* _Task statement_: Print exactly the lines from the first one down to the line that contains "var rangeText = '2017-06-28至2017-06-30,共19条数据'", both included, and skip the pictures.

* _Provided records_:

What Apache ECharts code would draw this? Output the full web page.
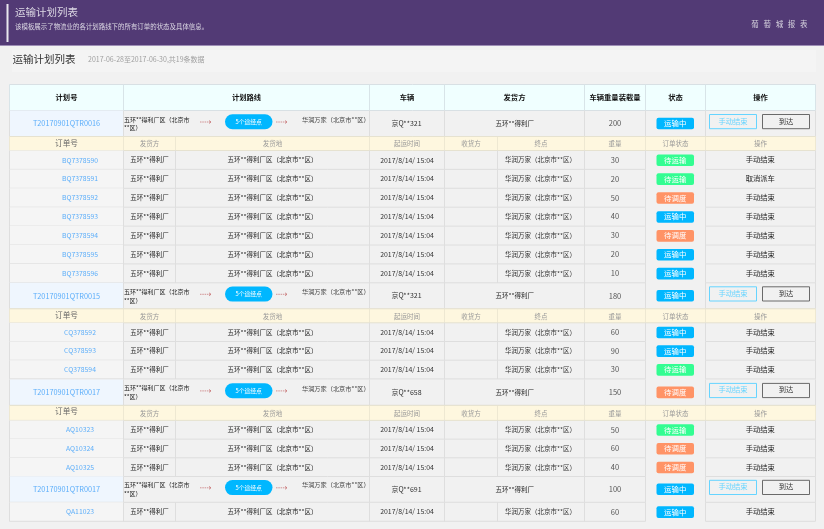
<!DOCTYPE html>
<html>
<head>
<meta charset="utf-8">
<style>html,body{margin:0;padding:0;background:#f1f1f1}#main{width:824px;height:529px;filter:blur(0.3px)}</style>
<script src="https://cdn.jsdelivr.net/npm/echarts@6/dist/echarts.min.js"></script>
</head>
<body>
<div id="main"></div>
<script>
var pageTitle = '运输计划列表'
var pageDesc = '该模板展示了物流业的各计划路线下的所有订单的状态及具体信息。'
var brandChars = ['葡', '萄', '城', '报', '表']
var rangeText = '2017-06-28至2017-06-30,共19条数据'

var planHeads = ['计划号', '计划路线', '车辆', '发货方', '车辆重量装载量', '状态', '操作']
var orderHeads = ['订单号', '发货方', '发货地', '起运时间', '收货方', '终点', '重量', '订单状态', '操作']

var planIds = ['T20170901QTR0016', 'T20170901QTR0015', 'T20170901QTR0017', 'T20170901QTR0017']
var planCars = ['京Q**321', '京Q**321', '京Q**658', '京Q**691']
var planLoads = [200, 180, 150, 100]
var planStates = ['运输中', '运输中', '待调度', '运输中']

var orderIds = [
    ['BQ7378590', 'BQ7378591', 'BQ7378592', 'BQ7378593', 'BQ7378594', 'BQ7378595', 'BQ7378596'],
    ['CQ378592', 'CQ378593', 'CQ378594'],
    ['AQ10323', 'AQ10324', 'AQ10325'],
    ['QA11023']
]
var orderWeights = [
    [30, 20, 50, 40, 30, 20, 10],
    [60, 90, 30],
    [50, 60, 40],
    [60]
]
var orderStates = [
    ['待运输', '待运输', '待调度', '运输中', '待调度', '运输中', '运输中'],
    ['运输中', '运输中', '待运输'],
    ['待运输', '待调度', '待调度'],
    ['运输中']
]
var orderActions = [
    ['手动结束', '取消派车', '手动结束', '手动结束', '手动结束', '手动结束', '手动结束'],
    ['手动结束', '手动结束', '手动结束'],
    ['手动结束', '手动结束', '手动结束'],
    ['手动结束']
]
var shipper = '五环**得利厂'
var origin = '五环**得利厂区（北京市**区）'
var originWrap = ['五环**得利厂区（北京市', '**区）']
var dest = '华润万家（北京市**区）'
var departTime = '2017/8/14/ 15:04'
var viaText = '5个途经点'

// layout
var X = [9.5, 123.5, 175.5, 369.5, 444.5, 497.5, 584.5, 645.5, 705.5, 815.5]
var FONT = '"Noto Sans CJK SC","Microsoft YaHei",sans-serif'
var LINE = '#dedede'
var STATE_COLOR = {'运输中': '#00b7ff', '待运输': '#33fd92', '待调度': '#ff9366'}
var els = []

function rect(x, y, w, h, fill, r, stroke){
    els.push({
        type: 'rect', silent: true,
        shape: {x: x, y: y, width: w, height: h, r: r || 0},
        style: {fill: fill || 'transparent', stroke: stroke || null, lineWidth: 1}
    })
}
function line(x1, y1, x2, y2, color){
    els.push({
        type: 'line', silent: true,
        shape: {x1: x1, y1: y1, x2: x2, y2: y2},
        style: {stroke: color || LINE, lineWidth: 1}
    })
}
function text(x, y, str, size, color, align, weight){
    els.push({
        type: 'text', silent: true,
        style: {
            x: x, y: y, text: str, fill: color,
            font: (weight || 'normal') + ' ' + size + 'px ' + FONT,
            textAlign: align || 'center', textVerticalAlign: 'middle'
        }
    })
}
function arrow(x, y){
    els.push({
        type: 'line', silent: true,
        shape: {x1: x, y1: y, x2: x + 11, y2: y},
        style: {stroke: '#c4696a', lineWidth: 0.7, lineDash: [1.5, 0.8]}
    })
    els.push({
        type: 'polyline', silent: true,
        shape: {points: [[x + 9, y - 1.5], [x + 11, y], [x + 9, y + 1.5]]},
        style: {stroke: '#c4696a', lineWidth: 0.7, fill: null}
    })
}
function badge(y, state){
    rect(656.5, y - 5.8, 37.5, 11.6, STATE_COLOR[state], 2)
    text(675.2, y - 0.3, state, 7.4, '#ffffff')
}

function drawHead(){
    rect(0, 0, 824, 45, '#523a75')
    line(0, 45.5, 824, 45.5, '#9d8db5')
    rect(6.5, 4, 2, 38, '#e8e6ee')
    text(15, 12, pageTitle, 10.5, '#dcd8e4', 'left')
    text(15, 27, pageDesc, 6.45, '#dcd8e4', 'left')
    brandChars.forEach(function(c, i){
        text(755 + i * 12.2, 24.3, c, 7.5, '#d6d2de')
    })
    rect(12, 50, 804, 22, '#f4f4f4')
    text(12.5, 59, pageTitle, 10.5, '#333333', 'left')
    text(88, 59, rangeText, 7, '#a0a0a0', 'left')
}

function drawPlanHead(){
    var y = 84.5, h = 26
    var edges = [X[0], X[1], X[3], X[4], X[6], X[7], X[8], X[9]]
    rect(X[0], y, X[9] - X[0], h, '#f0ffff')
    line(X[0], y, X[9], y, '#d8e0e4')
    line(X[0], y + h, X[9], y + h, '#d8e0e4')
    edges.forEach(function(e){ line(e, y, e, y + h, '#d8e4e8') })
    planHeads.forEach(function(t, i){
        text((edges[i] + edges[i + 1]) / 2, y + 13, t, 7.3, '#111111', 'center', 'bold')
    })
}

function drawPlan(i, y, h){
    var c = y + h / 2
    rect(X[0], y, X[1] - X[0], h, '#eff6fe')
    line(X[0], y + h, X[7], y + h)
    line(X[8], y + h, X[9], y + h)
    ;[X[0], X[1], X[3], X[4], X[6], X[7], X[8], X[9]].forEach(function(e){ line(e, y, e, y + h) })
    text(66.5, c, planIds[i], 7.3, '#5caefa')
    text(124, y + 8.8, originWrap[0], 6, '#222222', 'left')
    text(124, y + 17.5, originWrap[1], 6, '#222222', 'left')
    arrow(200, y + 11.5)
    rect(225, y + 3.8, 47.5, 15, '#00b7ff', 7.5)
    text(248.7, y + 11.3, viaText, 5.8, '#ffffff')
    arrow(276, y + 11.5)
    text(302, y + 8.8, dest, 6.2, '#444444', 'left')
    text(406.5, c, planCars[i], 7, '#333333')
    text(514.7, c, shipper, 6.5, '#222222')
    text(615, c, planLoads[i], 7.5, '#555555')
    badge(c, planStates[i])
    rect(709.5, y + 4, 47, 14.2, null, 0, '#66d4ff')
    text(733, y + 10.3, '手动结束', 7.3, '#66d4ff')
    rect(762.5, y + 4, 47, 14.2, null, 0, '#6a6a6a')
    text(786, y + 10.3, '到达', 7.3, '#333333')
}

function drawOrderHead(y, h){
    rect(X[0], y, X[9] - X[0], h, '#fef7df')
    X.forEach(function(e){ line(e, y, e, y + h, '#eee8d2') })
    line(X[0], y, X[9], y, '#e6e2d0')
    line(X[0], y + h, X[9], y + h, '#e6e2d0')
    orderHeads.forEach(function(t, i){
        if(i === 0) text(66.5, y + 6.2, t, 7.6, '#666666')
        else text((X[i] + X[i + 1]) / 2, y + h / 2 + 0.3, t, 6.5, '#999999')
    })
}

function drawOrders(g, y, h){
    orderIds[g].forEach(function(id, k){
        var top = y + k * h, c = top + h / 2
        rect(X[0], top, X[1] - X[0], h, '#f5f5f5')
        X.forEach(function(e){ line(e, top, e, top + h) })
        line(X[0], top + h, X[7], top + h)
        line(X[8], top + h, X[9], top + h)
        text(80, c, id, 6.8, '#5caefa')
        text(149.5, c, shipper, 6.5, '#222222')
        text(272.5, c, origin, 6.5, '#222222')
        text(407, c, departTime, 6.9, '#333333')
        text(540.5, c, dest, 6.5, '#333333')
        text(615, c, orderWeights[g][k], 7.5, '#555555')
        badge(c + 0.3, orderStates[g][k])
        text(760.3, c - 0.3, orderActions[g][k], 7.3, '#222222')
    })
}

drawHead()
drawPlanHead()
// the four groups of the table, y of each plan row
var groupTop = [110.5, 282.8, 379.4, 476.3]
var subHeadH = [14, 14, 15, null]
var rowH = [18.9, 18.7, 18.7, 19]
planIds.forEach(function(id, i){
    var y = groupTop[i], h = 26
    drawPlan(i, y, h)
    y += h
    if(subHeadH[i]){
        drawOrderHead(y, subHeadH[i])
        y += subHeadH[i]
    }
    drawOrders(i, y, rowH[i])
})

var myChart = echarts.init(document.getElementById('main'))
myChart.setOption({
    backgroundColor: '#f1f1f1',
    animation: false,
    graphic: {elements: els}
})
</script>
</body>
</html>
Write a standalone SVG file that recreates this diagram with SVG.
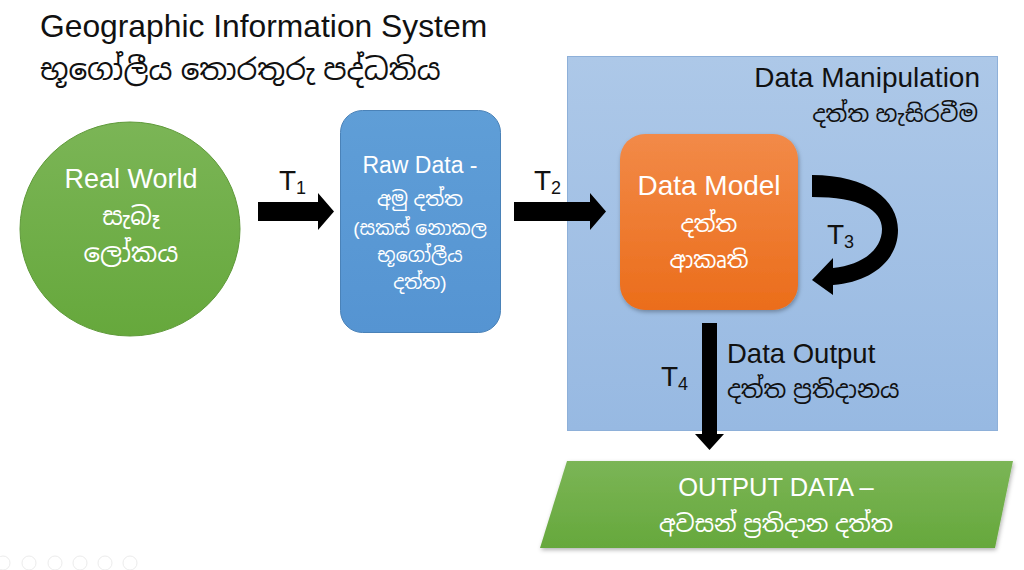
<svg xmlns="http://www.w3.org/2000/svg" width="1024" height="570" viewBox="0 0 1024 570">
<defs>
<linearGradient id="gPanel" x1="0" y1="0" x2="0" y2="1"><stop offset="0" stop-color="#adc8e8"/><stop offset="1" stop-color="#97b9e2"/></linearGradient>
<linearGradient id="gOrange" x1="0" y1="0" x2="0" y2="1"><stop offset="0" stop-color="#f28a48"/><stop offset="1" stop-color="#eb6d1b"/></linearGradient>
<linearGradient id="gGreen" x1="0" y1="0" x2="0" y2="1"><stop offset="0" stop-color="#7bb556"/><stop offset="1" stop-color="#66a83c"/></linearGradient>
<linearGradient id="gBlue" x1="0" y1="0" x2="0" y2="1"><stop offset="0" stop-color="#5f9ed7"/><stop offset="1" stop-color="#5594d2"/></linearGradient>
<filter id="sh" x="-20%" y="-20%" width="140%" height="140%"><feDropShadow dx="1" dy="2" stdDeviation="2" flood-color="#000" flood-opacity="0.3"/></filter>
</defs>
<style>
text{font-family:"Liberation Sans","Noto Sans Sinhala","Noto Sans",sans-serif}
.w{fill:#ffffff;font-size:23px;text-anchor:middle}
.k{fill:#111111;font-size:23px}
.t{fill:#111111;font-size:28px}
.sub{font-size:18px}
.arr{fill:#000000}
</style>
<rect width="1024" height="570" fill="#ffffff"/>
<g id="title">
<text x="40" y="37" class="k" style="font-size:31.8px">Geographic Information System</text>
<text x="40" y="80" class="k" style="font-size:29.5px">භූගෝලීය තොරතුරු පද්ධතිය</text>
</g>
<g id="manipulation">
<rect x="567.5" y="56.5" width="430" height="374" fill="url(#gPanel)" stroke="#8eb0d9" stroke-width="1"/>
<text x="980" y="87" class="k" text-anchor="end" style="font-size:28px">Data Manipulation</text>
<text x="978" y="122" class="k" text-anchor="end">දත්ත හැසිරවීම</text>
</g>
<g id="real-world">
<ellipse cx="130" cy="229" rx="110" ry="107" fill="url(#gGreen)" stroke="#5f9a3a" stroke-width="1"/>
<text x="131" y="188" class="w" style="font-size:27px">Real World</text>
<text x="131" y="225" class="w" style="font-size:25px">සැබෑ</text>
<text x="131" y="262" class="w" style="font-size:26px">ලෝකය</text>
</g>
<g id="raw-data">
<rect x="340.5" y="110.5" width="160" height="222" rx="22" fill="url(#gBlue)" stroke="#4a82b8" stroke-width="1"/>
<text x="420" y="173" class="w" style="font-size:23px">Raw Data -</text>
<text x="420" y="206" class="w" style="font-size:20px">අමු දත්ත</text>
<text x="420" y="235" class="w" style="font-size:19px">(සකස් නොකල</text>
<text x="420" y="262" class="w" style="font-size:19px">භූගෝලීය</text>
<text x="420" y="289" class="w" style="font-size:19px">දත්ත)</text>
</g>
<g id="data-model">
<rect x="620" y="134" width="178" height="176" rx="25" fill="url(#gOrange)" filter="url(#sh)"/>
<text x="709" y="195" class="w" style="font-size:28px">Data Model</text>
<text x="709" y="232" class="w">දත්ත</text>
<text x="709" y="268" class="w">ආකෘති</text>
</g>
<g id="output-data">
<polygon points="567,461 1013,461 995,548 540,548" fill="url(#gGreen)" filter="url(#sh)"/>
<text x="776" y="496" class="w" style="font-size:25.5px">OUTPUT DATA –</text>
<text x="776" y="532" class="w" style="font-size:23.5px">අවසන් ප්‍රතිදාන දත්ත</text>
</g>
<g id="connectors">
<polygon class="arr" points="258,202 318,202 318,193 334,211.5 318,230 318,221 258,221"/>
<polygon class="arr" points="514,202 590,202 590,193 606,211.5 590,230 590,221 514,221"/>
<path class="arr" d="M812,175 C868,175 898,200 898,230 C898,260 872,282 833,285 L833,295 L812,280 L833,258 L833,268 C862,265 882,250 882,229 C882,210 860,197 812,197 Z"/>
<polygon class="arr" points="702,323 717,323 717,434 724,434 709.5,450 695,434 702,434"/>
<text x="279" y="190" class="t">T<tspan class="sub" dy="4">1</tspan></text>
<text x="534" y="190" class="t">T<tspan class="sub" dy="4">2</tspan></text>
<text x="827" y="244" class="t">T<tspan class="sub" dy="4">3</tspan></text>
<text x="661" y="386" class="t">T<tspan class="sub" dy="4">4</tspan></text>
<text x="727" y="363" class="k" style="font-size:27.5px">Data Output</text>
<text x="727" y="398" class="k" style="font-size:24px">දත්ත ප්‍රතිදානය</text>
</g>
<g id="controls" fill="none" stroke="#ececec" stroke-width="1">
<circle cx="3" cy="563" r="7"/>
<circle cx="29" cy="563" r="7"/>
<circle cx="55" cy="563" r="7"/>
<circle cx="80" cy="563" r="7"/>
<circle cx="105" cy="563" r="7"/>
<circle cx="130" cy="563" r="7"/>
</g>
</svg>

* _Result below_:
What Apache ECharts code would draw this? Output the full web page.
<!DOCTYPE html>
<html>
<head>
<meta charset="utf-8">
<style>html,body{margin:0;padding:0;background:#f1f1f1}#main{width:824px;height:529px;filter:blur(0.3px)}</style>
<script src="https://cdn.jsdelivr.net/npm/echarts@6/dist/echarts.min.js"></script>
</head>
<body>
<div id="main"></div>
<script>
var pageTitle = '运输计划列表'
var pageDesc = '该模板展示了物流业的各计划路线下的所有订单的状态及具体信息。'
var brandChars = ['葡', '萄', '城', '报', '表']
var rangeText = '2017-06-28至2017-06-30,共19条数据'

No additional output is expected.